John Legend’s newest LP, Love in the Future, is an interesting collection of soul and pop/R&B jams that continue his tradition of brilliant musicianship and mastery of his one-of-a-kind voice.
The Bari-Tenor soul man re-emerges after a brief hiatus with a collection of songs that utilize his amazingly emotive voice atop of solid production and wrapped within engaging song writing.
Featuring mostly mid-tempo to slow songs, this album is a stark departure from his previous works that showcased not only his strong vocal ability but also his ability to rock a party.
In theme if not tempo, Legend newest album picks up whereThe Evolver left off. Where his last album found him singing less about find and wrestling with love and more about enjoying life and of course sex, this one follows in that pleasure trend but still allows for a little more.
Finding and maintaining love are the main themes here and amid other topics Legend hardly quickens the pace for more than an instant. This is album decidedly a very slow one.

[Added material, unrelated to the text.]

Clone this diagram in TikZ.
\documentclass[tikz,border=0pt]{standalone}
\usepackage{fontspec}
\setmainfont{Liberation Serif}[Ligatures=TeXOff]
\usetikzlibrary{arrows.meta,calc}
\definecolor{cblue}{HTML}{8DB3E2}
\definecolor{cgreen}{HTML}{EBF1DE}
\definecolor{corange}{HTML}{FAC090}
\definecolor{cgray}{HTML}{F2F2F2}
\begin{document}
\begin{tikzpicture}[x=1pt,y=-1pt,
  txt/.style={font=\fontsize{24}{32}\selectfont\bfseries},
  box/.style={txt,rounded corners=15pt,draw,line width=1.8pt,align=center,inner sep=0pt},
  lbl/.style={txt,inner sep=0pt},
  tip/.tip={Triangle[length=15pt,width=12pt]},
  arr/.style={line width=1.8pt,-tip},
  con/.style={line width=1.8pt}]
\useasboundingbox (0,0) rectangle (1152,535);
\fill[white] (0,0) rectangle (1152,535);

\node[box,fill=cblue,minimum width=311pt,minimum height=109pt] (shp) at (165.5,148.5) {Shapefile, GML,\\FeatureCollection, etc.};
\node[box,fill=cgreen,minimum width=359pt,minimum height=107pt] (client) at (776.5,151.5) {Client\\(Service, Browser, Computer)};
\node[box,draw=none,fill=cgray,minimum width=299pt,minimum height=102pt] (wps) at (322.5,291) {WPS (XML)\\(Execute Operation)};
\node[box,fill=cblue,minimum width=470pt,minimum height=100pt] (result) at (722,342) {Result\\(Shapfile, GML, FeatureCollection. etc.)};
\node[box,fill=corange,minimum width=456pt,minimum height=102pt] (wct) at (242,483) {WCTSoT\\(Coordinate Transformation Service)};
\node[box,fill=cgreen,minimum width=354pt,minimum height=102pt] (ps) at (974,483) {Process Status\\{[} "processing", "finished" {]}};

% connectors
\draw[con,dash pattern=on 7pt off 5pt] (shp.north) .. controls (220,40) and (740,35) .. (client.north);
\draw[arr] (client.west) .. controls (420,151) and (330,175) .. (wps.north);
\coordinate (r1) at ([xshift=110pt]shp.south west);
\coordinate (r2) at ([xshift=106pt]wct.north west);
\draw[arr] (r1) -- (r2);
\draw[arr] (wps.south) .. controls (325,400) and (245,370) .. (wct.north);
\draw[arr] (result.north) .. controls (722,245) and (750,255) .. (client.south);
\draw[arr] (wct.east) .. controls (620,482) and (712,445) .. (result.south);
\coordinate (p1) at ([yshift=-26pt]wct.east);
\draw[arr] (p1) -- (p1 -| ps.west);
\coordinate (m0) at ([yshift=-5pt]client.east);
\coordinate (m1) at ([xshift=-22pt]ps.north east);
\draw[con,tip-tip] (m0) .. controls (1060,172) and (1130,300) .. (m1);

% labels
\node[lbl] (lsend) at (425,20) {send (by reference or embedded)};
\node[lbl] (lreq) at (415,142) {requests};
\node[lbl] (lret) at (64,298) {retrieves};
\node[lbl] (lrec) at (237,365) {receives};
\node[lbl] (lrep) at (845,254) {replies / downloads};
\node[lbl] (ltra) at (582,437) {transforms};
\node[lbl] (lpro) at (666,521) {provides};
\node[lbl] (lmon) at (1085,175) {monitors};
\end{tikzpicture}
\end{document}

On the lead single, Who Do We Think We Are, Legend joins forces with rapper and emerging mogul Rick Ross for one of the albums most memorable tracks. The pair brings a gritty reality to love game they are discussing and some real-world weight to a fairly ethereal sounding album.

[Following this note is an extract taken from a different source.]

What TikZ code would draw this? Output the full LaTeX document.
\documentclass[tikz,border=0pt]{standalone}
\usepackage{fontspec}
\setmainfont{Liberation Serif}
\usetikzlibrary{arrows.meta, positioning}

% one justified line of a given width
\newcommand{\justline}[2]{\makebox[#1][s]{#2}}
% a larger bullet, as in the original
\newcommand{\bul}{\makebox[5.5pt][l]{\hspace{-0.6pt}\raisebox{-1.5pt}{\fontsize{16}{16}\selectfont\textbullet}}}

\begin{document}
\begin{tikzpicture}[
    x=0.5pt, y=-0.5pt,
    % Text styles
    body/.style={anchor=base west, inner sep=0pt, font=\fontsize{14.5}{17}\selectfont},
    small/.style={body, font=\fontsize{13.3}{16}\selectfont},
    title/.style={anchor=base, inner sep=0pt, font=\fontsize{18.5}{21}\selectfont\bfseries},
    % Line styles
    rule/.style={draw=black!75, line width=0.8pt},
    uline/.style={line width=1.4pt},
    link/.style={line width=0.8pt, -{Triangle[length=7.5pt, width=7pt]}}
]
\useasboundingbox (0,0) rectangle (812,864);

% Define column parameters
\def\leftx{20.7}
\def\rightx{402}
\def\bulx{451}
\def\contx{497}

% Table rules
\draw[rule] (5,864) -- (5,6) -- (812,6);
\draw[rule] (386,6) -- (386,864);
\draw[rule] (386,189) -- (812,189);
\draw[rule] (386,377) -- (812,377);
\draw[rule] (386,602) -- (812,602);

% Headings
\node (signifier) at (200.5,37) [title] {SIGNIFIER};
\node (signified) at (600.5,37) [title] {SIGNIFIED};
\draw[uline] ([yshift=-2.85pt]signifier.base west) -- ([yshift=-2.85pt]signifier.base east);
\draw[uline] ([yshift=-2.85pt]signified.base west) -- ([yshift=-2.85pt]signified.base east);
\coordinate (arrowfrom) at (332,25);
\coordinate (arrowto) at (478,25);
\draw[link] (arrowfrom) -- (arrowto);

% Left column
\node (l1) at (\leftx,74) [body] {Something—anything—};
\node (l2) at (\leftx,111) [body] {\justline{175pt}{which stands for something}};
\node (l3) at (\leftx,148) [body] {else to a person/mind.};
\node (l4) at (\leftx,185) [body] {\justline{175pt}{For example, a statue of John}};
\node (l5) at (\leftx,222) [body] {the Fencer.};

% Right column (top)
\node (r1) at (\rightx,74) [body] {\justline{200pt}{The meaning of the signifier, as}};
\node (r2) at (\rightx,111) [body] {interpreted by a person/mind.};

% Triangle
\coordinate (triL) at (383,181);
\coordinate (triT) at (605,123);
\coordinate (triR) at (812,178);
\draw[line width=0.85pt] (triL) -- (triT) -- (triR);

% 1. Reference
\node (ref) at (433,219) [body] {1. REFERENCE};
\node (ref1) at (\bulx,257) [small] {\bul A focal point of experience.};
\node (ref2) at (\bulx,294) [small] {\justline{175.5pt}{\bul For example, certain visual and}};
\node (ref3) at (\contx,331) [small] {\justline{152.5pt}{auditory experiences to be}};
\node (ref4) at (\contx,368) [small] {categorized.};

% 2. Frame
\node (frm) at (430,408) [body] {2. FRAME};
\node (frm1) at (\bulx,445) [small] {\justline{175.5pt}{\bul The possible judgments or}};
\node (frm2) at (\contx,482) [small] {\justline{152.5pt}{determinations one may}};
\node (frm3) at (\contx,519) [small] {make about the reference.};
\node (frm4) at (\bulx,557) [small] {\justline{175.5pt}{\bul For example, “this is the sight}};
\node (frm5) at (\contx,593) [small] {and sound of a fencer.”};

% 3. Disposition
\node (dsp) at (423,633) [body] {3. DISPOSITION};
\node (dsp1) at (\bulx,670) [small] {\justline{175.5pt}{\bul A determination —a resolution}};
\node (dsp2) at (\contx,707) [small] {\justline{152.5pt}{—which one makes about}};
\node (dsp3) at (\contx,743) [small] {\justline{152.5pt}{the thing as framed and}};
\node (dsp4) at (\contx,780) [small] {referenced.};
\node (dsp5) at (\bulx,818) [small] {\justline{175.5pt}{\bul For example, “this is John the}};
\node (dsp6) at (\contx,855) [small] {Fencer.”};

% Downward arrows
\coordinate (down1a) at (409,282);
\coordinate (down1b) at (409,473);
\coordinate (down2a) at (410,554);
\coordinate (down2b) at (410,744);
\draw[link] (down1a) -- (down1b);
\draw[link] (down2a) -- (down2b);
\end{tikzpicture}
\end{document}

While the album is slower than most, Legend does take advantage of the soul sound he has helped bring back to the fore-front of music.
Legend is sure to melt a few hearts covering a pair of R&B classics. The first is the Bobby Caldwell gem, Open Your Eyesas he puts his spin on a song steeped in love and dedication. The second is in an interlude that ends way too soon of Anita Baker’s Angel featuring Stacy Barthe.
It’s apparent that Legend is still a ‘legendary’ vocalist in his own right. His voice is very strong here and each song benefits greatly from who is singing them. Not every artist has that ability.
On the richly flavored Dreams and Wanna Be Loved, Legend waxes poetic about his perfect love and does so in a style reminiscent of Ordinary People with its bare-bones production mixed with a slightly futuristic edge.
Production values are another of the albums strong points. Featuring a varied and captivating collection of samples, the album is both sonically experimental and interesting to listen to.
Realistically, the album dedicated so much to showcasing its musicianship, it almost undercuts the experience. It is layered and intricate on almost every song but it’s a little bit more mature than most of his listeners may be ready for. At 16 tracks a few of the songs stick around a little longer than they should especially since they are so slow.
There are not very many fun tracks or even an opportunity to dance to this collection of music.
It may very well be treated much like the critically acclaimed but also criticized Once Again. Love in the Future is cohesive and melodic but almost takes itself too seriously to be fully enjoyed as a full unit.
Bottom Line: Aside from a few energetic bright spots, this album is very slow and drags a little in the middle. The voice and talent are undeniable but this album might put a few people to sleep.